How Levy’s descriptions match the plainness of Dickens’ Great Expectations

While reading Reuben Sachs, I was impressed by the way that the text was easy to read yet said a lot. This simple, straight-forward way of writing can also be seen in Dickens’ text. Although Dickens’ texts often implemented anti-semitic language and concepts, and Amy Levy’s text is a progressive and representative text that portrays Jews as everyday people and not the cartoonish stereotypes commonly seen in Victorian literature, I did notice that there was a general similarity between the diction of both of their works. For example, when describing Reuben’s arrival, Levy writes, “”Lionel!
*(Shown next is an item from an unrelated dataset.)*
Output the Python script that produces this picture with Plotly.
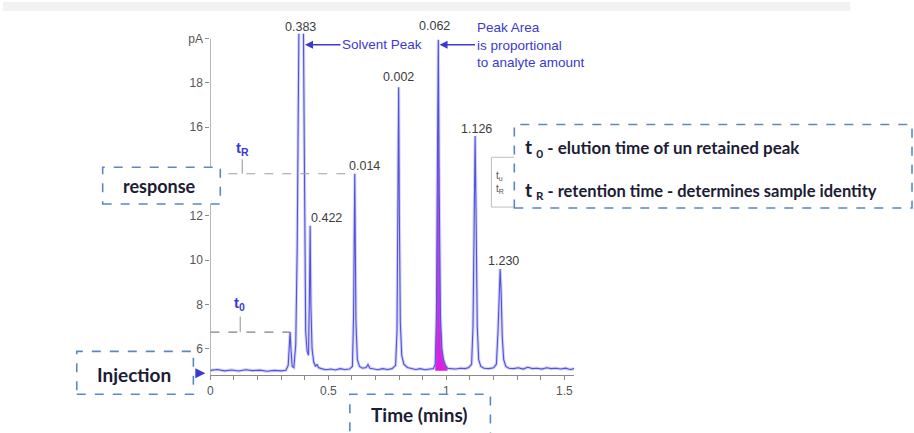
import plotly.graph_objects as go

# ---------------- data ----------------
time_min = [0.000, 0.030, 0.060, 0.090, 0.120, 0.150, 0.180, 0.210, 0.240, 0.270,
            0.300, 0.320, 0.330, 0.334, 0.338, 0.342, 0.347, 0.354, 0.362, 0.368,
            0.374, 0.378, 0.392, 0.396, 0.400, 0.404, 0.410, 0.416, 0.420, 0.423,
            0.426, 0.431, 0.438, 0.446, 0.452, 0.458, 0.470, 0.490, 0.510, 0.530,
            0.550, 0.570, 0.590, 0.602, 0.607, 0.612, 0.617, 0.623, 0.632, 0.645,
            0.660, 0.668, 0.676, 0.690, 0.710, 0.730, 0.750, 0.770, 0.785, 0.791,
            0.795, 0.798, 0.801, 0.805, 0.811, 0.820, 0.835, 0.850, 0.870, 0.890,
            0.910, 0.930, 0.945, 0.953, 0.958, 0.962, 0.966, 0.970, 0.975, 0.981,
            0.988, 0.996, 1.005, 1.020, 1.040, 1.060, 1.080, 1.095, 1.107, 1.113,
            1.118, 1.122, 1.126, 1.131, 1.137, 1.146, 1.160, 1.180, 1.200, 1.212,
            1.219, 1.224, 1.228, 1.232, 1.237, 1.243, 1.252, 1.265, 1.285, 1.305,
            1.325, 1.345, 1.365, 1.385, 1.405, 1.425, 1.445, 1.465, 1.485, 1.505,
            1.525, 1.541]
signal_pA = [5.02, 5.06, 5.00, 5.04, 4.99, 5.05, 5.01, 5.03, 4.98, 5.02,
             5.00, 5.03, 5.25, 6.00, 6.75, 5.90, 5.20, 5.15, 6.20, 10.50,
             22.00, 24.00, 24.00, 18.00, 10.00, 6.80, 5.90, 5.70, 8.50, 11.55,
             8.00, 6.00, 5.40, 5.20, 5.30, 5.15, 5.10, 5.05, 5.08, 5.04,
             5.10, 5.06, 5.08, 5.20, 7.50, 13.90, 7.20, 5.50, 5.20, 5.12,
             5.15, 5.28, 5.12, 5.08, 5.05, 5.10, 5.06, 5.10, 5.25, 6.80,
             11.50, 17.80, 12.00, 7.20, 5.70, 5.30, 5.15, 5.10, 5.06, 5.10,
             5.05, 5.08, 5.10, 5.30, 7.50, 14.00, 19.95, 13.00, 7.50, 6.00,
             5.50, 5.25, 5.12, 5.10, 5.08, 5.12, 5.10, 5.15, 5.30, 7.00,
             12.00, 15.60, 12.00, 7.00, 5.50, 5.20, 5.12, 5.10, 5.14, 5.30,
             6.80, 8.80, 9.60, 8.60, 6.50, 5.50, 5.20, 5.12, 5.10, 5.14,
             5.08, 5.16, 5.10, 5.12, 5.08, 5.14, 5.10, 5.12, 5.08, 5.12,
             5.06, 5.10]
assert len(time_min) == len(signal_pA)

baseline_pA = 5.0
area_start, area_end = 0.953, 1.005

peak_times = [0.383, 0.423, 0.612, 0.798, 0.966, 1.122, 1.228]
peak_heights = [20.0, 11.55, 13.9, 17.8, 19.95, 15.6, 9.6]
peak_labels = ["0.383", "0.422", "0.014", "0.002", "0.062", "1.126", "1.230"]

t0_time, t0_height = 0.338, 6.75
tR_time, tR_height = 0.612, 13.9

x_tickvals = [0.0, 0.1, 0.2, 0.3, 0.4, 0.5, 0.6, 0.7, 0.8, 0.9, 1.0, 1.1, 1.2, 1.3, 1.4, 1.5]
x_ticktext = ["0", "", "", "", "", "0.5", "", "", "", "", "1", "", "", "", "", "1.5"]
y_tickvals = [6, 8, 10, 12, 16, 18, 20]
y_ticktext = ["6", "8", "10", "12", "16", "18", "pA"]

# ---------------- geometry ----------------
W, H = 914, 433
X0_PX, X_SCALE = 208, 236.8      # px per minute
Y0_PX, Y_SCALE, Y_MIN = 375, 22.25, 4.8
Y_TOP_PX = 32
X_MAX = 1.541
Y_MAX = Y_MIN + (Y0_PX - Y_TOP_PX) / Y_SCALE


def px(x):
    return x / W


def py(y):
    return 1 - y / H


def dx(xp):
    return (xp - X0_PX) / X_SCALE


def dy(yp):
    return Y_MIN + (Y0_PX - yp) / Y_SCALE


LINE_BLUE = "#5252da"
TXT_BLUE = "#3a3ad0"
BOX_BLUE = "#5b87c5"
DARK = "#1c1c34"

fig = go.Figure()

# magenta peak area
area_t = [t for t in time_min if area_start <= t <= area_end]
area_y = [s for t, s in zip(time_min, signal_pA) if area_start <= t <= area_end]
fig.add_trace(go.Scatter(x=area_t, y=[baseline_pA] * len(area_t), mode="lines",
                         line=dict(width=0), hoverinfo="skip", showlegend=False))
fig.add_trace(go.Scatter(x=area_t, y=area_y, mode="lines", fill="tonexty",
                         fillcolor="#e01ee0", line=dict(width=0, color="#e01ee0"),
                         hoverinfo="skip", showlegend=False))

# chromatogram (soft halo + core)
fig.add_trace(go.Scatter(x=time_min, y=signal_pA, mode="lines",
                         line=dict(color="rgba(130,130,235,0.35)", width=3.2),
                         hoverinfo="skip", showlegend=False))
fig.add_trace(go.Scatter(x=time_min, y=signal_pA, mode="lines",
                         line=dict(color=LINE_BLUE, width=1.1),
                         showlegend=False))

shapes = []
annotations = []

# light top band
shapes.append(dict(type="rect", xref="paper", yref="paper", x0=0, x1=px(850),
                   y0=py(9), y1=1, fillcolor="#f2f2f2", line=dict(width=0), layer="below"))

# y axis line (drawn as shape so the scale label sits at its top)
shapes.append(dict(type="line", xref="x", yref="y", x0=0, x1=0, y0=Y_MIN, y1=20.0,
                   line=dict(color="#8a8a8a", width=1.2)))

# dashed guide lines
shapes.append(dict(type="line", xref="x", yref="y", x0=0, x1=tR_time, y0=tR_height, y1=tR_height,
                   line=dict(color="#a0a0a0", width=1.2, dash="dash")))
shapes.append(dict(type="line", xref="x", yref="y", x0=0, x1=t0_time, y0=t0_height, y1=t0_height,
                   line=dict(color="#808080", width=1.2, dash="dash")))
# small connector ticks to t labels
shapes.append(dict(type="line", xref="x", yref="y", x0=dx(240), x1=dx(240), y0=tR_height, y1=dy(158),
                   line=dict(color="#909090", width=1)))
shapes.append(dict(type="line", xref="x", yref="y", x0=dx(238), x1=dx(238), y0=t0_height, y1=dy(316),
                   line=dict(color="#909090", width=1)))

# t labels
annotations.append(dict(x=dx(240), y=dy(147), xref="x", yref="y", showarrow=False,
                        xanchor="center", yanchor="middle",
                        text="<b>t<sub>R</sub></b>", font=dict(family="Liberation Sans", size=15, color=TXT_BLUE)))
annotations.append(dict(x=dx(237), y=dy(303), xref="x", yref="y", showarrow=False,
                        xanchor="center", yanchor="middle",
                        text="<b>t<sub>0</sub></b>", font=dict(family="Liberation Sans", size=15, color=TXT_BLUE)))

# peak labels
label_shift = [(0, 12), (16, 8), (10, 8), (0, 10), (-4, 14), (1, 7), (3, 8)]
for t, h, lab, (xs, ys) in zip(peak_times, peak_heights, peak_labels, label_shift):
    annotations.append(dict(x=t, y=min(h, 20.0), xref="x", yref="y", text=lab, showarrow=False,
                            xshift=xs, yshift=ys, xanchor="center", yanchor="middle",
                            font=dict(family="Liberation Sans", size=12.5, color="#3c3c3c")))

# Solvent Peak arrow
annotations.append(dict(x=dx(303), y=dy(43), xref="x", yref="y", text="Solvent Peak",
                        showarrow=True, ax=77, ay=0, axref="pixel", ayref="pixel",
                        arrowhead=2, arrowsize=1, arrowwidth=1.6, arrowcolor=TXT_BLUE,
                        font=dict(family="Liberation Sans", size=13.5, color=TXT_BLUE)))
# Peak area arrow
annotations.append(dict(x=dx(438), y=dy(43), xref="x", yref="y",
                        text="Peak Area<br>is proportional<br>to analyte amount", align="left",
                        showarrow=True, ax=91, ay=0, axref="pixel", ayref="pixel",
                        arrowhead=2, arrowsize=1, arrowwidth=1.6, arrowcolor=TXT_BLUE,
                        font=dict(family="Liberation Sans", size=13.5, color=TXT_BLUE)))

# small partially hidden gray legend box
shapes.append(dict(type="rect", xref="paper", yref="paper", x0=px(490), x1=px(540), y0=py(206), y1=py(156),
                   fillcolor="white", line=dict(color="#bdbdbd", width=1)))
annotations.append(dict(x=px(493), y=py(181), xref="paper", yref="paper", xanchor="left", yanchor="middle",
                        showarrow=False, text="t<sub>u</sub><br>t<sub>R</sub>", align="left",
                        font=dict(family="Liberation Sans", size=10, color="#555")))


def dashed_box(x0, y0, x1, y1):
    shapes.append(dict(type="rect", xref="paper", yref="paper", x0=px(x0), x1=px(x1),
                       y0=py(y1), y1=py(y0), fillcolor="white",
                       line=dict(color=BOX_BLUE, width=1.6, dash="dash"), layer="above"))


def box_text(xc, yc, text, size, anchor="center"):
    annotations.append(dict(x=px(xc), y=py(yc), xref="paper", yref="paper", showarrow=False,
                            xanchor=anchor, yanchor="middle", text=text,
                            font=dict(family="Lato", size=size, color=DARK)))


dashed_box(100, 166, 218, 203)
box_text(157, 185, "<b>response</b>", 18)

dashed_box(74, 351, 191, 394)
box_text(131, 374, "<b>Injection</b>", 19)

dashed_box(348, 394, 489, 445)
box_text(418, 414, "<b>Time (mins)</b>", 19)

dashed_box(513, 123, 912, 207)
box_text(522, 147, "<b><span style='font-size:19px'>t</span> <sub>0</sub> - elution time of un retained peak</b>",
         17, anchor="left")
box_text(522, 189, "<b><span style='font-size:19px'>t</span> <sub>R</sub> - retention time - determines sample identity</b>",
         16.5, anchor="left")

# injection arrow
annotations.append(dict(x=px(203), y=py(373), xref="paper", yref="paper", text="",
                        showarrow=True, ax=-10, ay=0, axref="pixel", ayref="pixel",
                        arrowhead=2, arrowsize=1, arrowwidth=2, arrowcolor=TXT_BLUE))

fig.update_layout(
    width=W, height=H, autosize=False,
    margin=dict(l=0, r=0, t=0, b=0),
    paper_bgcolor="white", plot_bgcolor="white",
    showlegend=False,
    xaxis=dict(domain=[px(X0_PX), px(X0_PX + X_MAX * X_SCALE)], range=[0, X_MAX],
               showgrid=False, zeroline=False, showline=True, linecolor="#8a8a8a", linewidth=1.2,
               ticks="outside", ticklen=4, tickcolor="#8a8a8a",
               tickvals=x_tickvals, ticktext=x_ticktext,
               tickfont=dict(family="Liberation Sans", size=12, color="#555")),
    yaxis=dict(domain=[py(Y0_PX), py(Y_TOP_PX)], range=[Y_MIN, Y_MAX],
               showgrid=False, zeroline=False, showline=False,
               ticks="outside", ticklen=4, tickcolor="#8a8a8a",
               tickvals=y_tickvals, ticktext=y_ticktext,
               tickfont=dict(family="Liberation Sans", size=12, color="#555")),
    shapes=shapes,
    annotations=annotations,
)

fig.write_html("out.html", config={"displayModeBar": False},
               post_script="document.body.style.margin='0';document.body.style.overflow='hidden';")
Sydney!” protested their mother faintly after the boys seemed to take all sorts of liberties with the new arrivals.” By being straightforward and direct with what is going on in the text, Levy is able to make it more dramatic because her implications are not ambiguous. It is obvious that Mrs. Leuineger is angry from her descriptions. In a similar way, Great Expectations benefited from Dickens’ directness, specifically in chapter 6, when Pip thinks, “In a word, I was too cowardly to do what I knew to be right, as I had been too cowardly to avoid doing what I knew to be wrong.” Dickens does not implement any fancy words when describing Pip’s fear of losing Joe’s confidence. He writes the emotions that Pip is feeling confidently and precisely.